• _Data block_:

— begin —

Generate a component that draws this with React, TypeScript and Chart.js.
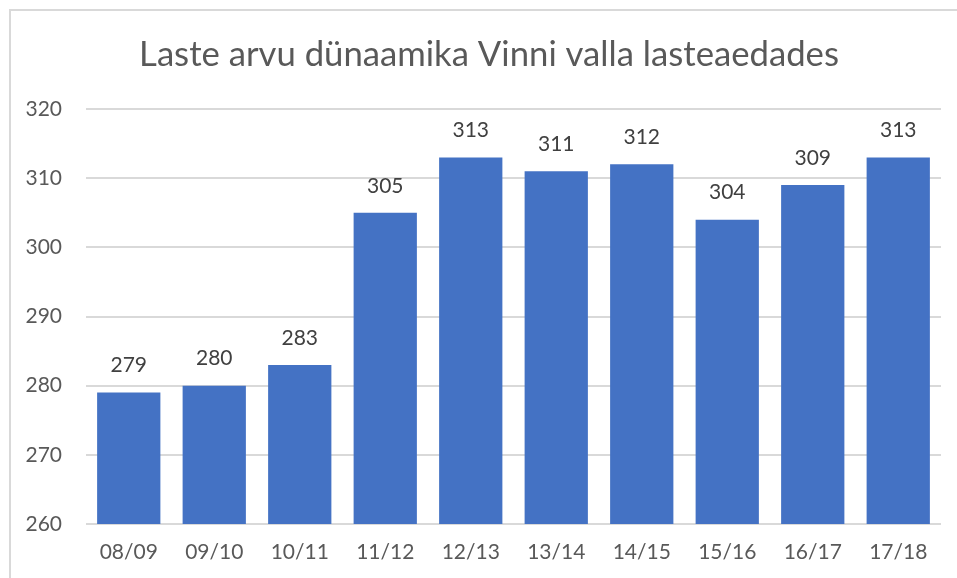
import React, { useEffect, useRef } from "react";
import { Chart, registerables } from "chart.js";

Chart.register(...registerables);

const categories = ["08/09", "09/10", "10/11", "11/12", "12/13", "13/14", "14/15", "15/16", "16/17", "17/18"];
const values = [279, 280, 283, 305, 313, 311, 312, 304, 309, 313];
const titleText = "Laste arvu dünaamika Vinni valla lasteaedades";
const yMin = 260;
const yMax = 320;
const yStep = 10;

const FONT = "Lato, 'Open Sans', sans-serif";

const framePlugin = {
  id: "frame",
  beforeDraw(chart: any) {
    const ctx = chart.ctx;
    ctx.save();
    ctx.fillStyle = "#ffffff";
    ctx.fillRect(0, 0, chart.width, chart.height);
    ctx.strokeStyle = "#d9d9d9";
    ctx.lineWidth = 2;
    ctx.strokeRect(10, 10, chart.width + 20, chart.height + 20);
    ctx.restore();
  },
  afterDraw(chart: any) {
    const ctx = chart.ctx;
    ctx.save();
    ctx.font = `34.7px ${FONT}`;
    ctx.fillStyle = "#595959";
    ctx.textAlign = "center";
    ctx.textBaseline = "middle";
    ctx.fillText(titleText, 489, 55);
    ctx.restore();
  },
};

const labelPlugin = {
  id: "barLabels",
  afterDatasetsDraw(chart: any) {
    const ctx = chart.ctx;
    const meta = chart.getDatasetMeta(0);
    ctx.save();
    ctx.font = `21px ${FONT}`;
    ctx.fillStyle = "#404040";
    ctx.textAlign = "center";
    ctx.textBaseline = "middle";
    meta.data.forEach((bar: any, i: number) => {
      ctx.fillText(String(values[i]), bar.x, bar.y - 27);
    });
    ctx.restore();
  },
};

export default function App() {
  const ref = useRef<HTMLCanvasElement>(null);
  useEffect(() => {
    if (!ref.current) return;
    const chart = new Chart(ref.current, {
      type: "bar",
      data: {
        labels: categories,
        datasets: [
          {
            data: values,
            backgroundColor: "#4472C4",
            barPercentage: 0.74,
            categoryPercentage: 1,
          },
        ],
      },
      options: {
        animation: false,
        responsive: false,
        layout: { padding: { left: 0, right: 16, top: 109, bottom: 0 } },
        plugins: {
          legend: { display: false },
          tooltip: { enabled: false },
          title: { display: false },
        },
        scales: {
          x: {
            grid: { display: false, drawTicks: false },
            border: { display: false },
            ticks: { color: "#595959", font: { family: FONT, size: 21 }, padding: 16 },
            afterFit(scale: any) {
              scale.height = 54;
            },
          },
          y: {
            min: yMin,
            max: yMax,
            grid: { color: "#d9d9d9", lineWidth: 2, drawTicks: false },
            border: { display: false },
            ticks: { stepSize: yStep, color: "#595959", font: { family: FONT, size: 21 }, padding: 24 },
            afterFit(scale: any) {
              scale.width = 86;
            },
          },
        },
      },
      plugins: [framePlugin, labelPlugin],
    });
    return () => chart.destroy();
  }, []);
  return (
    <div style={{ position: "fixed", left: 0, top: 0, width: 957, height: 578 }}>
      <canvas ref={ref} width={957} height={578} style={{ width: 957, height: 578 }} />
    </div>
  );
}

— end —

• _Short exercise_: Each line from the top of the material through the line containing "Chart.register(...registerables);" should be reproduced exactly; please drop any images.

• _Expected answer_:
Generate a component that draws this with React, TypeScript and Chart.js.
import React, { useEffect, useRef } from "react";
import { Chart, registerables } from "chart.js";

Chart.register(...registerables);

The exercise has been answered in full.